---- Dataset records
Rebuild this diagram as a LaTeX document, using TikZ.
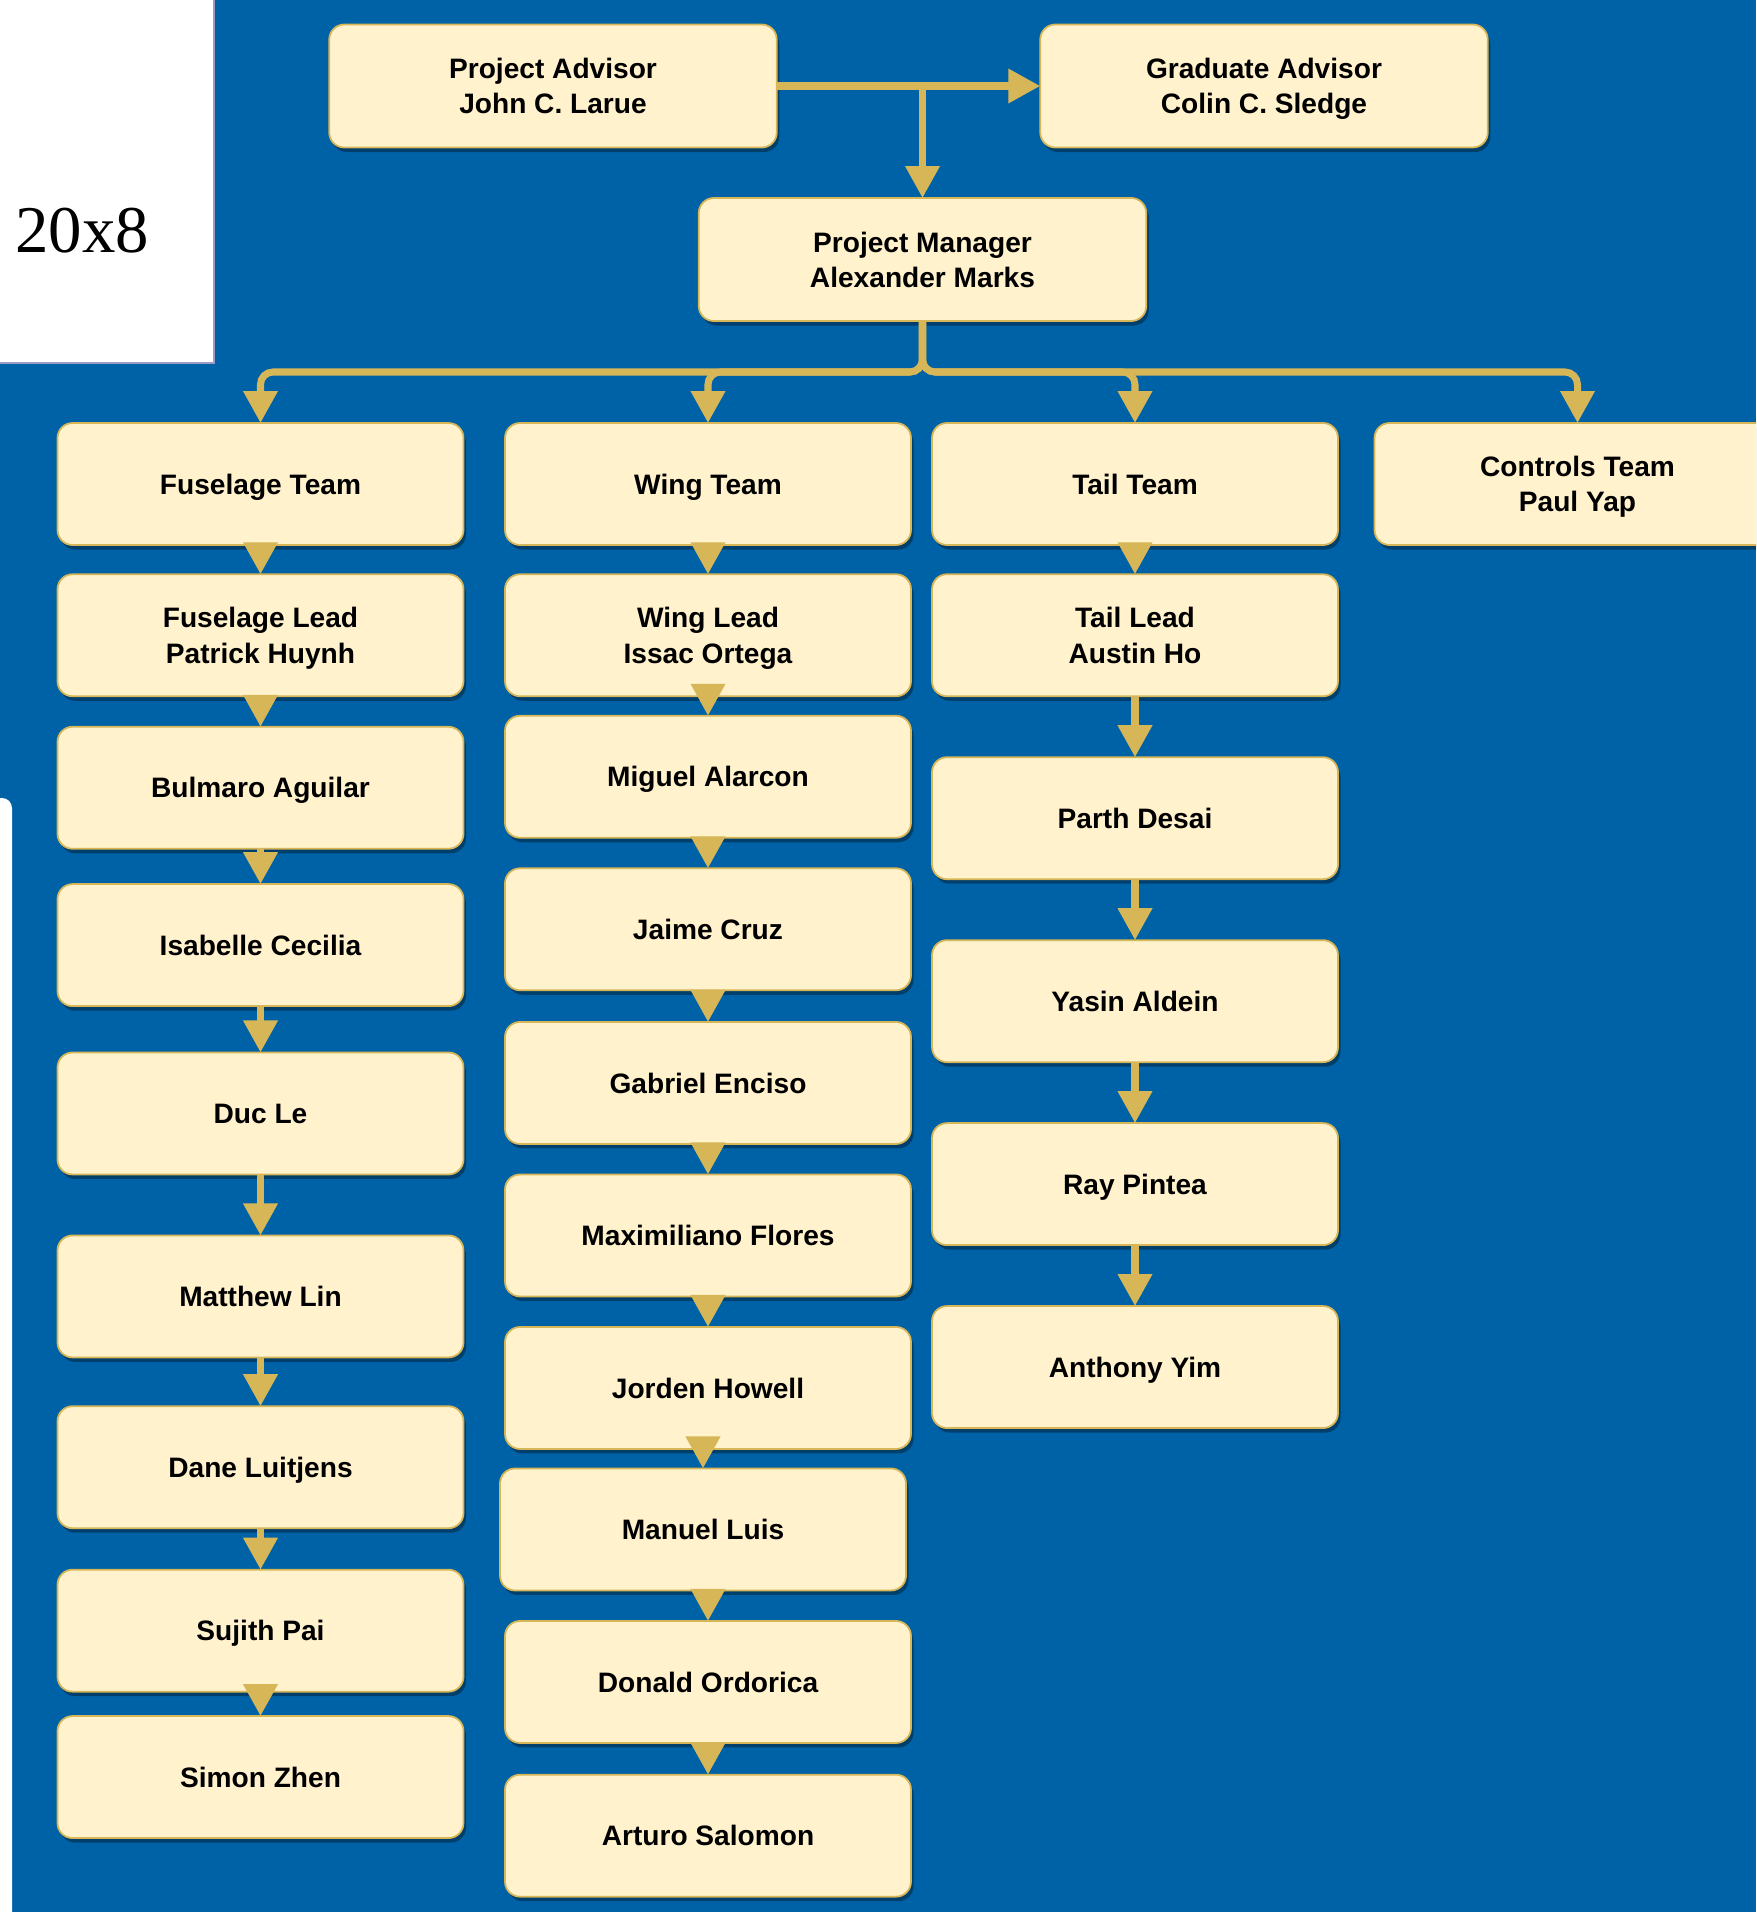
--------
---- Dataset records
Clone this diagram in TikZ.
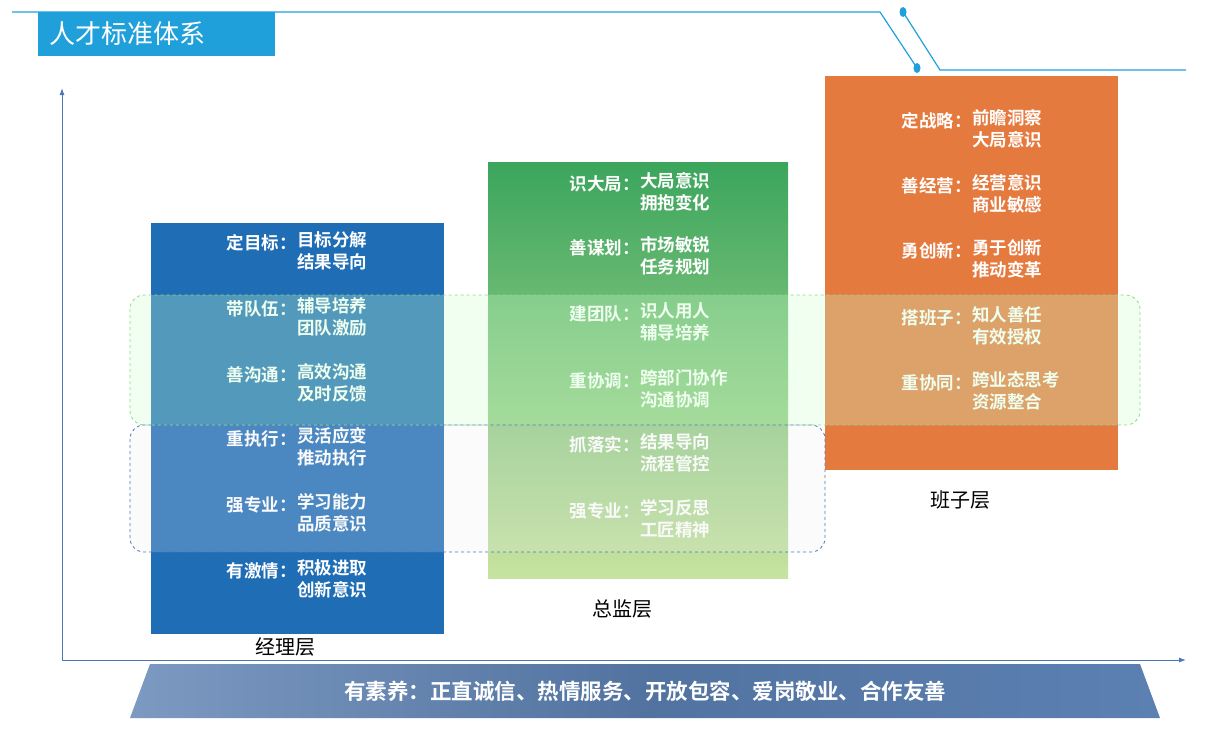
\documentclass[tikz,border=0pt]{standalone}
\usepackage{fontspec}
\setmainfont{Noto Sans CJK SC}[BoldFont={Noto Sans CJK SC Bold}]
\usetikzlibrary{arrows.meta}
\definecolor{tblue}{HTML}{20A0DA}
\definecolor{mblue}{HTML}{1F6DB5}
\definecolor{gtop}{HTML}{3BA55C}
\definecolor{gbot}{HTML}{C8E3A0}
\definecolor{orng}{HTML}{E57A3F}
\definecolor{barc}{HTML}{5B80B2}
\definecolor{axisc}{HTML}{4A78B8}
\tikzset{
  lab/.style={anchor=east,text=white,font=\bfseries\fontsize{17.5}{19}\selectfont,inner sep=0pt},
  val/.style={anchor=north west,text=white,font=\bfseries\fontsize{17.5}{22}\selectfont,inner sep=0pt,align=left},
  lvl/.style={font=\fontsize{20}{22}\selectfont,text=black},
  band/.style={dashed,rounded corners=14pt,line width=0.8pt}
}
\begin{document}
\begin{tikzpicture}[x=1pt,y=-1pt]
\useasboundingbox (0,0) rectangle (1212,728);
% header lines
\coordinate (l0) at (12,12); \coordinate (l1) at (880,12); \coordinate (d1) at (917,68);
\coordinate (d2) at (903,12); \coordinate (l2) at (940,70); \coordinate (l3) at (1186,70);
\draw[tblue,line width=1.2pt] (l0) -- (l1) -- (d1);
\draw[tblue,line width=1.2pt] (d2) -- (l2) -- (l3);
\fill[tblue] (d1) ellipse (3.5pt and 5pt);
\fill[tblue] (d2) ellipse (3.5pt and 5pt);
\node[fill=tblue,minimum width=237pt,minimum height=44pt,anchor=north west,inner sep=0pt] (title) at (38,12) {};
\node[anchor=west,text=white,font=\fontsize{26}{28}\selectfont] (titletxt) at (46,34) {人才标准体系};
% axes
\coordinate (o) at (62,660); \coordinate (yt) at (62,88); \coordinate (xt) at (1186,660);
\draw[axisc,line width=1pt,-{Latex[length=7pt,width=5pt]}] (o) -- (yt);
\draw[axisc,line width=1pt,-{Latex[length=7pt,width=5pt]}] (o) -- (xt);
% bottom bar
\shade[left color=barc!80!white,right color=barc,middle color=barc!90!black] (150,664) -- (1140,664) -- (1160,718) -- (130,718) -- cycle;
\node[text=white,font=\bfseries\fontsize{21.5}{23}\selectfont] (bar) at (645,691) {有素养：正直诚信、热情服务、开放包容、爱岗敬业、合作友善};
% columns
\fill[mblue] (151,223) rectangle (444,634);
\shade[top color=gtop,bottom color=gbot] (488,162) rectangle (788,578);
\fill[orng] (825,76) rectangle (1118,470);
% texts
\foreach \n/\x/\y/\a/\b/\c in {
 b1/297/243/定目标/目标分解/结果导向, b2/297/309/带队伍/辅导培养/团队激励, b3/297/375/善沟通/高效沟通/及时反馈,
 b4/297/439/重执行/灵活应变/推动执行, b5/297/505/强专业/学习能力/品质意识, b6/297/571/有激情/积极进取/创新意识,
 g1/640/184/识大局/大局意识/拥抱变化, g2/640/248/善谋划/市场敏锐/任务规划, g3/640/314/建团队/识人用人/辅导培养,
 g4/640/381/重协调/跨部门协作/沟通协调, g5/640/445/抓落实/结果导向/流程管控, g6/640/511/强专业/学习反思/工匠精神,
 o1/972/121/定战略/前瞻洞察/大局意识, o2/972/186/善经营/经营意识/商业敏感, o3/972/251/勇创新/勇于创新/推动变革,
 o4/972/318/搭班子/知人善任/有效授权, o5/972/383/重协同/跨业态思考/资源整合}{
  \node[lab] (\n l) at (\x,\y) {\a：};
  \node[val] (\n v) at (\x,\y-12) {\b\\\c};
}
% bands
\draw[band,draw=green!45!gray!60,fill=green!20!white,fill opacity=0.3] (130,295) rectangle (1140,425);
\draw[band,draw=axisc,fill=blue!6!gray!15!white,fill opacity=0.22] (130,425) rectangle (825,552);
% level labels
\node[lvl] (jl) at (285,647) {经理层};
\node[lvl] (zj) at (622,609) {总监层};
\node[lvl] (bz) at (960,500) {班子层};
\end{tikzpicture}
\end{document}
--------
#### What the task requires
Find the lines above holding the word "this" and show them.

#### Response
Rebuild this diagram as a LaTeX document, using TikZ.
Clone this diagram in TikZ.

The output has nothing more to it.